Dead Cells is another game in a long release line of Rogue-likes, Rogue-lites and Souls-like games. Developed by Motion Twin as their first Steam release, this company has made a plethora of web-based games for years. While the Steam platform is amazing for newcomers and veterans alike, plenty of Early Access games get flak for being incomplete or taking advantage of their customers. Will Dead Cells be able to rise above the expectations of the masses?
Like many Early Access games on Steam, Dead Cells lacks a proper story, you merely get a slight nod to Dark Souls as you awaken in a prison like area. A weird green slime ball falls from the ceiling and seemingly possess a body on the ground, from there we speak with an NPC who speaks cryptically to us. That is the jist of all the story on offer right now.
A single playthrough of Dead Cells can last varying amounts of time, as it is designed to be Rogue-Lite and death is just another means to increase your strength. Roughly between 16-20 hours in length from start to finish. There is some replayability as there are several weapons, skills and side-rooms to complete, along with maxing out all upgrades.
Form a beautiful fusion of Prince of Persia, Dark souls and Rogue Legacy, Dead Cells houses a robust and fluid combat system. You have 4 slots for items, 2 for your melee and ranges weapons on X and Y, and 2 for skill items on left and right trigger. Melee and ranged weapons come in the forms of swords, daggers, bows and shields. Skill items come in the forms of grenades, bombs, traps and summons. You will also be able to unlock a healing potion on left button, for a 1 time heal, which can be upgraded for more.
You play in a 2D world, running in all directions to collect items, defeat enemies and find the exit to the next area. The world itself reminds me of how Rogue Legacy handled its world design, a basic theme or detail that is then randomly generated on death. The further you travel from spawn the harder the area becomes, with hidden areas taking a jump in difficulty but containing much better loot. The main aim is to reach the end of the game, but spending more time in early areas will allow for much easier play.
As you defeat bosses and areas you will unlock permanent runes, which mostly give you a form of new transport, unlocking new areas and loot for future runs. Besides the transportation runes, you can unlock and upgrade items that you find in the dungeons, through a shop after each area is completed. To upgrade your gear you need to spend Cells, which are gained from killing enemies. Once this are spent they are “banked” on your account and stay there even through death. The only real thing you lose on death is your current loadout and progress in the dungeon itself, in a very Rogue Legacy style.
Combat is fast, as enemies attacks deal plenty of damage to you, along with the bullet hell attacks that become more prevalent as you progress. The action is amped up even more as the game rewards speed running, with extra areas of money and loot to be rewarded if you reach them under a goal time.
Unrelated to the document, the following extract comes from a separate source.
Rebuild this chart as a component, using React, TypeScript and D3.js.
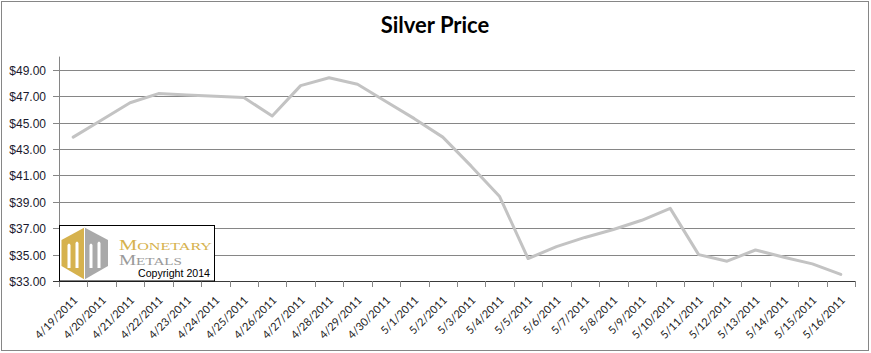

Like many Rogue-Likes and lites, you need to lose something on death or have death as the main concept. So, with Dead Cells whenever you fall in combat you will lose all the cells, money, equipment and map progression. Starting you back in your cell with nothing. This can be alleviated somewhat by upgrading your money bag to keep some money after death. It does feel somewhat aggravating to have to traverse all of the stages again, especially the beginning stages as they become so easy and boring once you’ve upgraded yourself sufficiently.
Overall thoughts and feelings
The soundtrack for the game sounds great, especially for intense battles and bosses. This greatness doesn’t last long however, dying out during exploration or becoming too quiet to even notice. The sound effects are powerful and fit all what they are meant to represent. Finally the graphics are a gorgeous reimagining of pixel past, with amazingly well-crafted animations that look incredibly smooth.
The overall difficulty of the game is on a great incline, it follows your progression while still allowing for people to grind up their character to have an easier time of it. The upgrade system is very reminiscent of Rogue Legacy and fits in nicely with the rest of the gameplay. Bosses can seem like hit sponges at times, but with several forms or tactics to cycle through they don’t become boring or stale too quickly.
From its design, Dead Cells is heavily inspired from the old Castlevania type games, from wall chicken to whips. Plenty of its enemy and aesthetic designs also remind me of the classic Prince of Persia games. This is all well and good for the old fans, but it seems to pull on nostalgia a bit too much, even from newer games like the Souls-Bourne franchise. All of this put together paints a strange love-letter image, leaving Dead Cells without a real unique or memorable personality besides what it takes from other games.
Overall Dead Cells is a great start for a game on Early Access, though as it does note on their intro screen that bugs, glitches and the like are to be expected. What they have to offer right now is amazing, much more than other EA games currently on the store. The level generation does become samey at times, especially if you have to repeat areas more than 3 times. For fans of this genre, you will love this game but newcomers might be put off by several of its design or aesthetic choices.